D’ailleurs, que n’a pas connu cette petite terre ? Toutes les passions y ont vécu, tous les sentiments que peut éprouver la race humaine, les plus purs comme les plus troubles, s’y sont développés. Bien avant qu’eût été fondé ce monastère de naufrageurs, un saint homme, un religieux d’Abbeville s’était retiré à Chausey pour vivre dans la solitude et la méditation. L’endroit était bien choisi. Aucun lieu du monde, en effet, aucun désert ne semble aussi propre à ce destin. Il n’est pas de retraite plus austère qu’une île, ni de mieux faite pour favoriser la contemplation et l’existence constante avec soi-même ou avec son dieu. Cette impression, je l’ai éprouvée à Chausey ; je l’avais ressentie déjà, l’été dernier, à l’île de Batz qui est si désolée que pas une chose ne paraît devoir vous y distraire de la réflexion. « Voilà, me disais-je, l’asile rêvé pour un Spinoza, pour un Kant, pour un philosophe qui veut passer sa vie à construire un système. Ici, rien ne le détournera de sa spéculation, il vivra avec elle, rien qu’avec elle, hors du monde, et tout aux constructions intellectuelles qu’il édifie lentement en lui-même. » Et je voyais ce solitaire, assis sur un rocher, la tête dans ses mains, et suivant sa pensée au milieu de l’immense paysage de la mer et du ciel.

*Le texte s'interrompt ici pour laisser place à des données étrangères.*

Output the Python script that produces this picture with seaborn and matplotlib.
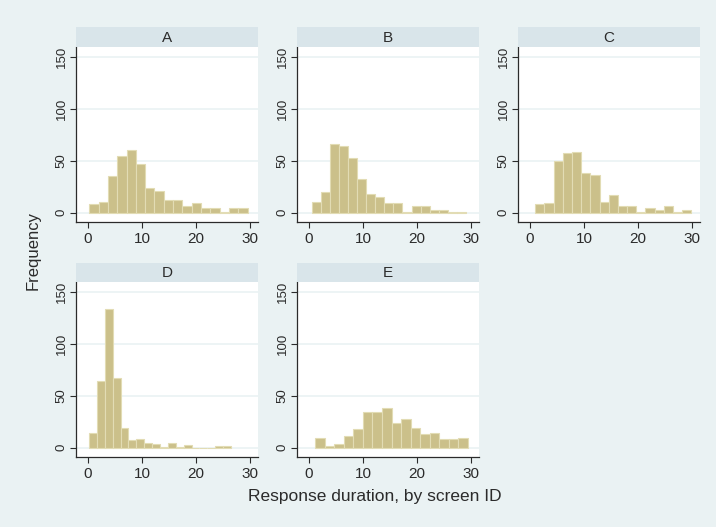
import numpy as np
import pandas as pd
import matplotlib
matplotlib.use('Agg')
import matplotlib.pyplot as plt
import seaborn as sns

# screen IDs and histogram counts
screens = ['A', 'B', 'C', 'D', 'E']
counts_a = [8, 10, 35, 55, 61, 47, 24, 21, 12, 12, 6, 9, 5, 5, 1, 5, 5]
counts_b = [10, 20, 66, 64, 53, 33, 18, 15, 9, 9, 1, 6, 6, 3, 3, 1, 1]
counts_c = [8, 9, 50, 58, 59, 38, 36, 10, 17, 6, 6, 1, 5, 3, 6, 1, 3]
counts_d = [14, 64, 134, 67, 19, 7, 8, 5, 4, 1, 5, 1, 3, 0, 0, 0, 2, 2]
counts_e = [9, 2, 4, 11, 18, 34, 34, 38, 24, 28, 19, 13, 14, 8, 8, 9]
# data range (min, max) of each screen's response durations
range_min = [0.25, 0.5, 1.0, 0.2, 1.2]
range_max = [29.6, 29.1, 29.9, 26.5, 29.4]
all_counts = [counts_a, counts_b, counts_c, counts_d, counts_e]

bg = '#EAF2F3'
strip = '#D9E5EA'
bar_fill = '#CBC08A'
bar_edge = '#E2DCB4'
ink = '#2B2B2B'

sns.set_style('white')
plt.rcParams['font.family'] = ['Liberation Sans', 'DejaVu Sans']

W, H = 716, 527
fig = plt.figure(figsize=(W / 100, H / 100), dpi=100)
fig.patch.set_facecolor(bg)

col_x = [76, 297, 518]
row_y = [(27, 47, 222), (263, 282, 457)]
pw = 182

for i, name in enumerate(screens):
    r, c = divmod(i, 3)
    s_top, p_top, p_bot = row_y[r]
    x0 = col_x[c]
    ax = fig.add_axes([x0 / W, 1 - p_bot / H, pw / W, (p_bot - p_top) / H])
    st = fig.add_axes([x0 / W, 1 - p_top / H, pw / W, (p_top - s_top) / H])

    counts = np.array(all_counts[i])
    edges = np.linspace(range_min[i], range_max[i], len(counts) + 1)
    df = pd.DataFrame({'duration': (edges[:-1] + edges[1:]) / 2,
                       'n': counts})
    sns.histplot(data=df, x='duration', weights='n', bins=edges.tolist(),
                 ax=ax, color=bar_fill, edgecolor=bar_edge, linewidth=0.8,
                 alpha=1, zorder=3)

    ax.set_facecolor('white')
    ax.set_xlim(-2.2, 31.5)
    ax.set_ylim(-9, 160)
    ax.set_xticks([0, 10, 20, 30])
    ax.set_yticks([0, 50, 100, 150])
    ax.yaxis.grid(True, color=bg, linewidth=1.2, zorder=0)
    ax.xaxis.grid(False)
    ax.set_axisbelow(True)
    for side in ['top', 'right']:
        ax.spines[side].set_visible(False)
    for side in ['left', 'bottom']:
        ax.spines[side].set_color(ink)
        ax.spines[side].set_linewidth(0.9)
    ax.tick_params(axis='both', direction='out', length=4, width=0.8,
                   color=ink, labelcolor=ink, left=True, bottom=True)
    ax.tick_params(axis='x', labelsize=11, pad=3)
    ax.tick_params(axis='y', labelsize=9.5, pad=2, labelrotation=90)
    plt.setp(ax.get_yticklabels(), va='center')
    ax.set_xlabel('')
    ax.set_ylabel('')

    st.set_facecolor(strip)
    st.set_xticks([])
    st.set_yticks([])
    for side in st.spines.values():
        side.set_visible(False)
    st.text(0.5, 0.45, name, ha='center', va='center', fontsize=11, color=ink,
            transform=st.transAxes)

fig.text(33 / W, 1 - 251 / H, 'Frequency', rotation=90, ha='center',
         va='center', fontsize=12, color=ink)
fig.text(375 / W, 1 - 497 / H, 'Response duration, by screen ID', ha='center',
         va='center', fontsize=12.5, color=ink)

fig.savefig('out.png', dpi=100, facecolor=bg)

Chausey a dû connaître aussi une autre forme de la passion, celle de l’amour. Un instant, certain prince a pensé à l’acquérir. Il cherchait une retraite discrète pour y conduire une femme qu’il adorait et avec laquelle il voulait librement mener la vie d’amour.


… Nous arrivâmes au sémaphore qui est construit sur un petit mont et qui agite dans le ciel ses longs bras. Puis nous redescendîmes vers la cale, en passant près de plusieurs maisons abandonnées, d’une entre autres, sans porte et sans toit, et qui sert de morgue : on y expose les noyés qu’on trouve souvent sur les rochers après les jours de tempête.